Print the material below exactly as it stands, please, from its first line to the line holding "const incidenceTicks = [0, 0.2, 0.4, 0.6, 0.8, 1.0];", with no pictures.
--- Begin ---
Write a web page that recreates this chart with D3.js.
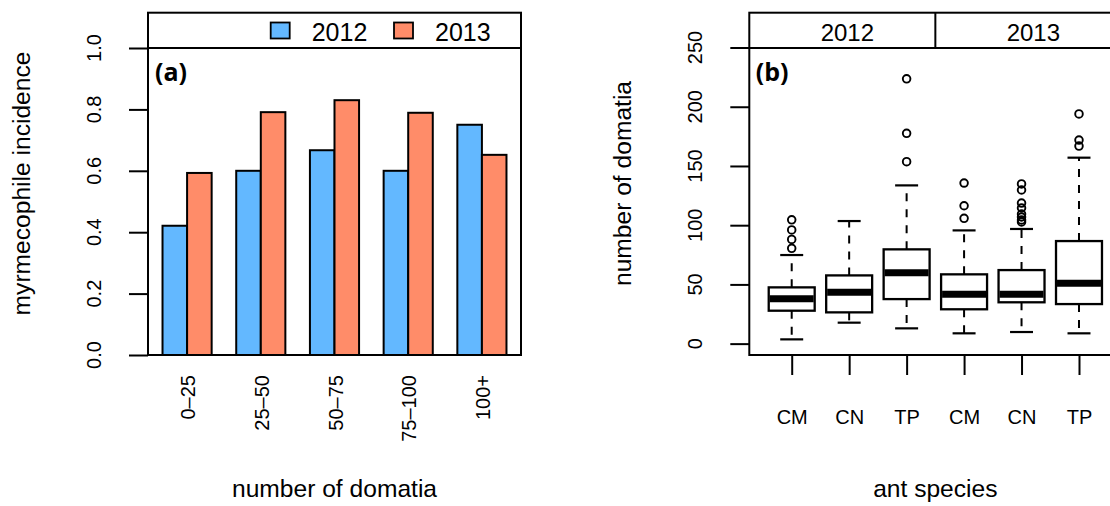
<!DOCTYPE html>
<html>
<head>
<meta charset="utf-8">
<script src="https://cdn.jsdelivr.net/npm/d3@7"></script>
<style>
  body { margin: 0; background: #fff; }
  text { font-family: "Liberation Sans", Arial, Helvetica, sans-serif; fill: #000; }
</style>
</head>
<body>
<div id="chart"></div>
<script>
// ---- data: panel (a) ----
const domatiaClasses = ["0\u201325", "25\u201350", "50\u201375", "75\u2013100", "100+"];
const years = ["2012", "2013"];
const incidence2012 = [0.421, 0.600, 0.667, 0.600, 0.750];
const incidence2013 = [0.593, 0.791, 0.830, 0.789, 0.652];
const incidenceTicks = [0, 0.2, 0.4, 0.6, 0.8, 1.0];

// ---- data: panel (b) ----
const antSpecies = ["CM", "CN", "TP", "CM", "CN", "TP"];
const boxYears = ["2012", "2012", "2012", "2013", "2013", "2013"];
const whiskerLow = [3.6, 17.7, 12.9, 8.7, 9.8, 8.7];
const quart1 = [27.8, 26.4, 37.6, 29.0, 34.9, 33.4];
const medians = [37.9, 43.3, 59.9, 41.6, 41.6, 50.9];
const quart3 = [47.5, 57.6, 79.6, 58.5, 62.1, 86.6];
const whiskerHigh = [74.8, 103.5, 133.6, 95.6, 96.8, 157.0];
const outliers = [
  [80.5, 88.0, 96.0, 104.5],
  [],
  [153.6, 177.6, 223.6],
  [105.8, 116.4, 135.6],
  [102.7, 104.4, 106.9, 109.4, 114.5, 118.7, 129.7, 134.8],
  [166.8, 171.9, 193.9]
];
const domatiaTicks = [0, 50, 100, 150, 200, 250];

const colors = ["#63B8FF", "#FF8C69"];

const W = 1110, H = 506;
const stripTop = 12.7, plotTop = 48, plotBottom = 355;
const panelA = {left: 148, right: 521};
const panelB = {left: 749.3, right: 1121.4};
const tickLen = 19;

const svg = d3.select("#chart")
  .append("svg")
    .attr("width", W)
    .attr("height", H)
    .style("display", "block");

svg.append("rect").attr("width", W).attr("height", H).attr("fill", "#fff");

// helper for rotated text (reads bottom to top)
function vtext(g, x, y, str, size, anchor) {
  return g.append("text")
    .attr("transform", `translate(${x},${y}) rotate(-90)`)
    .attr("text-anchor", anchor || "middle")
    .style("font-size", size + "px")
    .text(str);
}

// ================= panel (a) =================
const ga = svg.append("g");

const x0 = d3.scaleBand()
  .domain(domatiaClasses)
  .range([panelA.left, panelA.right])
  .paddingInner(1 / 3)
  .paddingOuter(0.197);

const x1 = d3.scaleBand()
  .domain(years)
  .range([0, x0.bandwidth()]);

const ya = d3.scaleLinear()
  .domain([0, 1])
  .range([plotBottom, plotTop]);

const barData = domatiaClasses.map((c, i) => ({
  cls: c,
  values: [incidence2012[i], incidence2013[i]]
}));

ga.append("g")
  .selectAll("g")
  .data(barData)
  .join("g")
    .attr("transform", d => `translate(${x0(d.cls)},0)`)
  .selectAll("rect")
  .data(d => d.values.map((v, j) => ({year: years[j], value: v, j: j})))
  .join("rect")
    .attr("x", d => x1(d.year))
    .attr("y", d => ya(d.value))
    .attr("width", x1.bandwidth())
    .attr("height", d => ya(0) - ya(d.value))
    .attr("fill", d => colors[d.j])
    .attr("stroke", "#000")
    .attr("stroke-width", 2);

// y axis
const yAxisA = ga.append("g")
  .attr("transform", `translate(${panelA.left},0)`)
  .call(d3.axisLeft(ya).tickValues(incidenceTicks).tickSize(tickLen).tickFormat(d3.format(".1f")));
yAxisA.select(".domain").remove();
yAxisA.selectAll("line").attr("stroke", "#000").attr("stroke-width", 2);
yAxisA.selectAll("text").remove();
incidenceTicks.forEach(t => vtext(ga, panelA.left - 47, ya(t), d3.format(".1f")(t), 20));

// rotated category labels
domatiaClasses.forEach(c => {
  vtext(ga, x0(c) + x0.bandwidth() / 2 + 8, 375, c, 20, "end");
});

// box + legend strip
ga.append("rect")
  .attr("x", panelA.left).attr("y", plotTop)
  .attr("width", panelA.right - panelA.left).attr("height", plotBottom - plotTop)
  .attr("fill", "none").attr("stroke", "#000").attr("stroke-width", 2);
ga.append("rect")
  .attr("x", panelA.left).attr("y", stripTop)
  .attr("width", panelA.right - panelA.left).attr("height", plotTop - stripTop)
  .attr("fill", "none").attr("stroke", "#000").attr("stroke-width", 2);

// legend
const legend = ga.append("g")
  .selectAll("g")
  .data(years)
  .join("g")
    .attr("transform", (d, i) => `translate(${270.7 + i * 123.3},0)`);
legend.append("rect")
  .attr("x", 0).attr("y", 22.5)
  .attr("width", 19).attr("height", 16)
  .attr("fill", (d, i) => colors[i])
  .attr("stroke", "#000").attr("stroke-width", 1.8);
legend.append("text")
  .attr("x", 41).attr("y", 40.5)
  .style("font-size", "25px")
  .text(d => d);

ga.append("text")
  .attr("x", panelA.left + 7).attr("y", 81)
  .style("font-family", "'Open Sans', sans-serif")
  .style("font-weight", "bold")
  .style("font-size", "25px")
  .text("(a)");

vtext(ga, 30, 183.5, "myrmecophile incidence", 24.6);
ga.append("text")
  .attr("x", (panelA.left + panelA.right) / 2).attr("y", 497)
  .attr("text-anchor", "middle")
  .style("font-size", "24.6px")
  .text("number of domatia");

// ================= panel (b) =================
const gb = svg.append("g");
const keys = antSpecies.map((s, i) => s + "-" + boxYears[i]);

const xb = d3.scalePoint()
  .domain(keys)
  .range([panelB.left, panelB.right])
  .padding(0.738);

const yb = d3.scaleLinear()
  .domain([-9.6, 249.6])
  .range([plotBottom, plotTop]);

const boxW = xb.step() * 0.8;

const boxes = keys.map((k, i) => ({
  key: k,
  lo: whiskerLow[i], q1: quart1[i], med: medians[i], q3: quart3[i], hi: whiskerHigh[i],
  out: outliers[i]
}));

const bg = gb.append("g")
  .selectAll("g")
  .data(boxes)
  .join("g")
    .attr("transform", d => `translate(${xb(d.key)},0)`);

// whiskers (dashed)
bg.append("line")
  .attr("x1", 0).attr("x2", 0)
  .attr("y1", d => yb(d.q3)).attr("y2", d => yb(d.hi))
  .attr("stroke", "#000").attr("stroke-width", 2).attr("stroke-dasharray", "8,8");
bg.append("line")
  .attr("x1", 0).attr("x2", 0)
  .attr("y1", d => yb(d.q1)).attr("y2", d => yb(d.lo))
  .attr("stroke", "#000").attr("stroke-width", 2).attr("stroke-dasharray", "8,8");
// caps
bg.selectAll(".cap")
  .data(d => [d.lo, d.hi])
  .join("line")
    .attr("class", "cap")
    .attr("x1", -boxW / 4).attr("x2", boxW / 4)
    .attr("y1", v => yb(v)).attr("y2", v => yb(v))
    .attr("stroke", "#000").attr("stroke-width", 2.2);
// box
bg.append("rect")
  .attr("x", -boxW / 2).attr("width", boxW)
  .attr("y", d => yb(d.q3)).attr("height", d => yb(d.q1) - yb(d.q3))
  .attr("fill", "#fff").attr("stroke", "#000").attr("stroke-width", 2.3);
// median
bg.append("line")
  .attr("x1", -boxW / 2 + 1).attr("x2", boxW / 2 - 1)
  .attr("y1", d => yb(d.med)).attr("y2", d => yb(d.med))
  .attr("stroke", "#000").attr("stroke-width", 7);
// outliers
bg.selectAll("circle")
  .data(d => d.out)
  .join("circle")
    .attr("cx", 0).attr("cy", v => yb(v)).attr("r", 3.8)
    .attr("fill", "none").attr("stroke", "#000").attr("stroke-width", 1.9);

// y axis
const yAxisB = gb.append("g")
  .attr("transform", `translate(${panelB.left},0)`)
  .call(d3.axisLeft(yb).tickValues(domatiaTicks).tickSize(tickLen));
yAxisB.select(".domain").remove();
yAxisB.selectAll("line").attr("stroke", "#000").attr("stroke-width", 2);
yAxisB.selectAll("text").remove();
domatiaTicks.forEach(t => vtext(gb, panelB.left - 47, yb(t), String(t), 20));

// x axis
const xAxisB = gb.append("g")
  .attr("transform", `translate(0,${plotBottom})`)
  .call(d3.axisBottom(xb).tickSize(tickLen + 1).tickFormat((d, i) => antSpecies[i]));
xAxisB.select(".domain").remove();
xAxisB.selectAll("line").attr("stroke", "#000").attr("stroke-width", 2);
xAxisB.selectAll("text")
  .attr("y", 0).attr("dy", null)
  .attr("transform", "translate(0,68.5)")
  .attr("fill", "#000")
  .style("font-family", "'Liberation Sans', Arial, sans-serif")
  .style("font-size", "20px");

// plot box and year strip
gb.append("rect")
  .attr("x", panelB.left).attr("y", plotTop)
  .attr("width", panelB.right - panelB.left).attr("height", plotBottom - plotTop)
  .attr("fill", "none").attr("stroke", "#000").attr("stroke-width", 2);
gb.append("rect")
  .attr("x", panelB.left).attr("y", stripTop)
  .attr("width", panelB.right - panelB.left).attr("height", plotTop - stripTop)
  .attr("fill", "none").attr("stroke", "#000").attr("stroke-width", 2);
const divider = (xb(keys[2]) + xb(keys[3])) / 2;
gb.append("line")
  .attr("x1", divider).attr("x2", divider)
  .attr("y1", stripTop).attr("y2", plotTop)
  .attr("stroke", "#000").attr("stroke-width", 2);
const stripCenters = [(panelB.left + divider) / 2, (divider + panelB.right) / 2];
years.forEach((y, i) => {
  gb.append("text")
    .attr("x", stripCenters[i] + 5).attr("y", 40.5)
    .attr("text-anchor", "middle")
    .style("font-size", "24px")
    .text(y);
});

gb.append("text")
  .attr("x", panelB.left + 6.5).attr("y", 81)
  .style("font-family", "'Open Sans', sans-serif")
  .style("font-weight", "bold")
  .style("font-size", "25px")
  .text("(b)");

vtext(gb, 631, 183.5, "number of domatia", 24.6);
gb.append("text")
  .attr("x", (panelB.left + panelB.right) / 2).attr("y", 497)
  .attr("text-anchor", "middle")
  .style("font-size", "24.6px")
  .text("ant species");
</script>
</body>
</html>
--- End ---
Response for this exercise>
Write a web page that recreates this chart with D3.js.
<!DOCTYPE html>
<html>
<head>
<meta charset="utf-8">
<script src="https://cdn.jsdelivr.net/npm/d3@7"></script>
<style>
  body { margin: 0; background: #fff; }
  text { font-family: "Liberation Sans", Arial, Helvetica, sans-serif; fill: #000; }
</style>
</head>
<body>
<div id="chart"></div>
<script>
// ---- data: panel (a) ----
const domatiaClasses = ["0\u201325", "25\u201350", "50\u201375", "75\u2013100", "100+"];
const years = ["2012", "2013"];
const incidence2012 = [0.421, 0.600, 0.667, 0.600, 0.750];
const incidence2013 = [0.593, 0.791, 0.830, 0.789, 0.652];
const incidenceTicks = [0, 0.2, 0.4, 0.6, 0.8, 1.0];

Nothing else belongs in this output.